Jacques-Henri Lartigue réalisa ses premiers clichés à l’âge de 6 ans, photographiant les dames au bois, mais il ne sera reconnu qu'à 69 ans grâce à une exposition au MoMA de New York. Ce préambule pour vous dire que tout espoir n'est pas perdu, ni pour vous, ni pour moi ;-))
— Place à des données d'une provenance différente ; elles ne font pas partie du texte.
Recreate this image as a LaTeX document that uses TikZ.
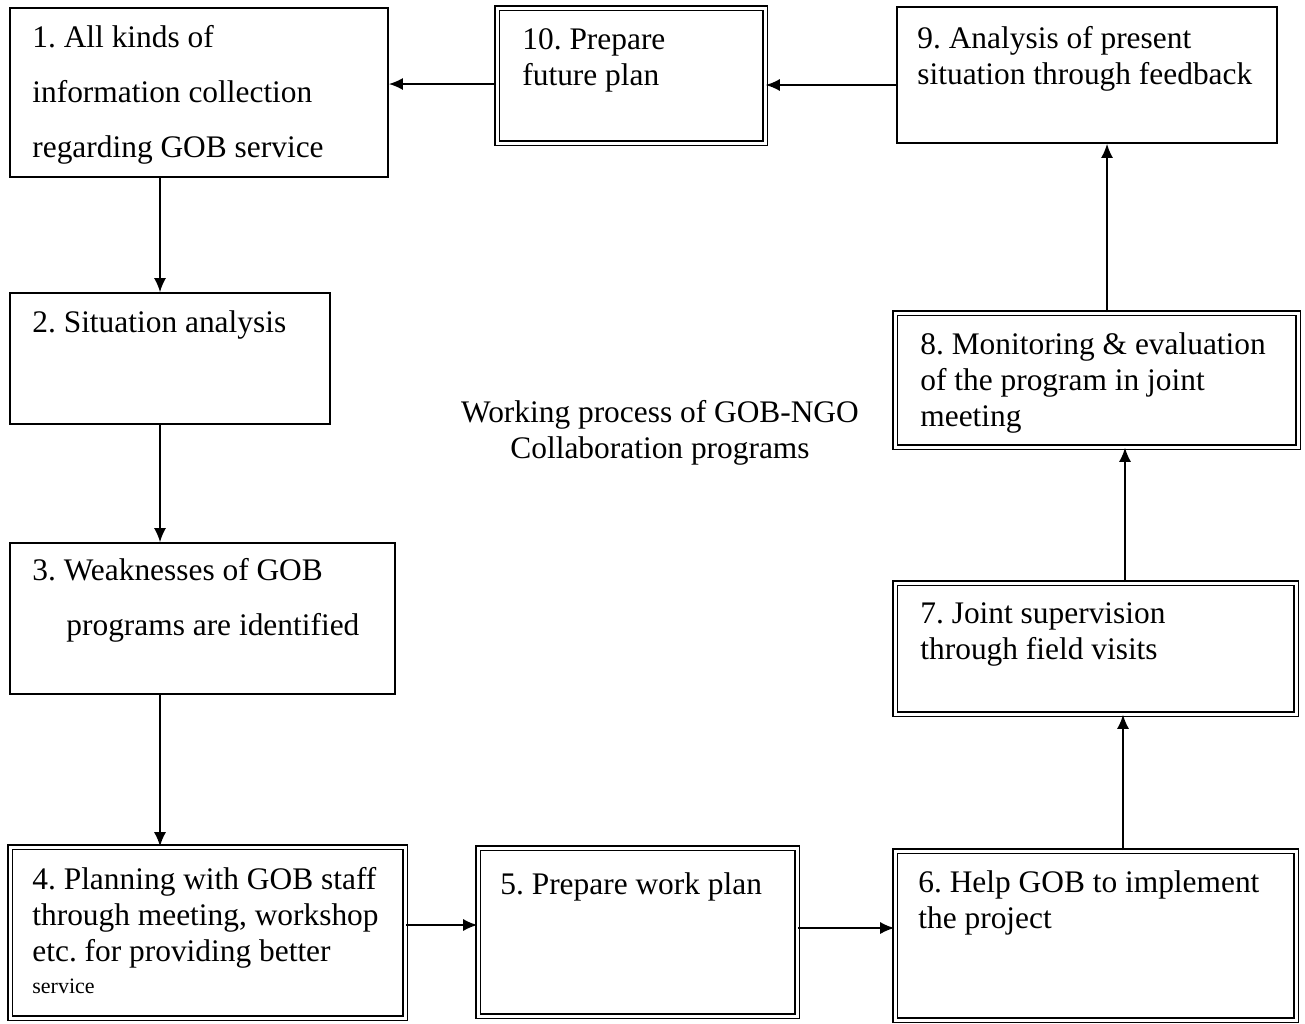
\documentclass[tikz,border=0pt]{standalone}
\usepackage{fontspec}
\setmainfont{Liberation Serif}
\usetikzlibrary{arrows.meta}
\frenchspacing

\tikzset{
  sbox/.style={draw, line width=0.9pt, inner sep=0pt},
  dbox/.style={draw, double, double distance=1.5pt, line width=0.8pt, inner sep=0pt},
  txt/.style={anchor=north west, inner sep=0pt, align=left, yshift=12pt,
    font=\fontsize{15.7}{18}\selectfont, execute at begin node={\rule{0pt}{12pt}}},
  txtwide/.style={txt, font=\fontsize{15.7}{27.5}\selectfont},
  arr/.style={line width=0.75pt, -{Latex[length=7pt,width=6pt]}},
}

\begin{document}
\begin{tikzpicture}[x=0.5pt,y=-0.5pt]
\useasboundingbox[fill=white] (0,0) rectangle (1305,1023);

% boxes
\node[sbox, minimum width=189pt,   minimum height=84.5pt] (b1)  at (199,92.5)    {};
\node[sbox, minimum width=160pt,   minimum height=65.5pt] (b2)  at (170,358.5)   {};
\node[sbox, minimum width=192.5pt, minimum height=75.5pt] (b3)  at (202.5,618.5) {};
\node[dbox, minimum width=197.5pt, minimum height=85.5pt] (b4)  at (207.5,932.5) {};
\node[dbox, minimum width=159.5pt, minimum height=84pt]   (b5)  at (637.5,932)   {};
\node[dbox, minimum width=200.5pt, minimum height=84.5pt] (b6)  at (1095.5,935.5){};
\node[dbox, minimum width=200.5pt, minimum height=65.5pt] (b7)  at (1095.5,648.5){};
\node[dbox, minimum width=201.5pt, minimum height=67pt]   (b8)  at (1096.5,380)  {};
\node[sbox, minimum width=190pt,   minimum height=68pt]   (b9)  at (1087,75)     {};
\node[dbox, minimum width=134pt,   minimum height=67.5pt] (b10) at (631,75.5)    {};

% texts
\node[txtwide] (t1) at (32,49) {1. All kinds of\\information collection\\regarding GOB service};
\node[txt] (t2) at (32,332) {2. Situation analysis};
\node[txtwide] (t3) at (32,582) {3. Weaknesses of GOB\\\hspace*{17pt}programs are identified};
\node[txt] (t4) at (32,891) {4. Planning with GOB staff\\through meeting, workshop\\etc. for providing better\\[-2pt]{\fontsize{11}{13}\selectfont service}};
\node[txt] (t5) at (500,894) {5. Prepare work plan};
\node[txt] (t6) at (918,894) {6. Help GOB to implement\\the project};
\node[txt] (t7) at (920,626) {7. Joint supervision\\through field visits};
\node[txt] (t8) at (920,356) {8. Monitoring \& evaluation\\of the program in joint\\meeting};
\node[txt] (t9) at (917,50) {9. Analysis of present\\situation through feedback};
\node[txt] (t10) at (522,52) {10. Prepare\\future plan};

\node[inner sep=0pt, align=center, anchor=base, font=\fontsize{15.7}{18}\selectfont]
  (title) at (660,458) {Working process of GOB-NGO\\Collaboration programs};

% connector lines
\coordinate (cL) at (160,0);
\coordinate (c45) at (0,925);
\coordinate (c56) at (0,928);
\coordinate (c67) at (1123,0);
\coordinate (c78) at (1125,0);
\coordinate (c89) at (1107,0);
\coordinate (c910) at (0,85);
\coordinate (c101) at (0,84);

\draw[arr] (b1.south -| cL) -- (b2.north -| cL);
\draw[arr] (b2.south -| cL) -- (b3.north -| cL);
\draw[arr] (b3.south -| cL) -- (b4.north -| cL);
\draw[arr] (b4.east |- c45) -- (b5.west |- c45);
\draw[arr] (b5.east |- c56) -- (b6.west |- c56);
\draw[arr] (b6.north -| c67) -- (b7.south -| c67);
\draw[arr] (b7.north -| c78) -- (b8.south -| c78);
\draw[arr] (b8.north -| c89) -- (b9.south -| c89);
\draw[arr] (b9.west |- c910) -- (b10.east |- c910);
\draw[arr] (b10.west |- c101) -- (b1.east |- c101);
\end{tikzpicture}
\end{document}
Dandy, homme à femmes, amateur de belles cylindrées, qu'on a
longtemps pris pour un autodidacte talentueux qui cherchait à s’amuser, Jacques
Henri Lartigue (1894-1986) est aujourd'hui reconnu pour la cohérence et la
qualité de son œuvre photographique. Hypersensible, angoissé, le petit Lartigue réalise ses
premières photos pour figer le temps qui passe. C’est son père qui lui offre
son premier appareil, l’initie à la prise de vue (il est lui-même photographe
amateur) et lui permet même de développer ses négatifs dans une chambre noire,
installée dans la maison familiale. Ses photos ne sont donc d’abord qu’un moyen
de se souvenir des choses "jolies,
curieuses, bizarres" qui l’entourent, au même titre que le
journal intime qu'il tiendra jusqu’à la fin de sa vie. Ses premiers instantanés
montrent ses proches : Zisou son frère, Yéyé sa tante… Ce qui frappe dans ses clichés de jeunesse ?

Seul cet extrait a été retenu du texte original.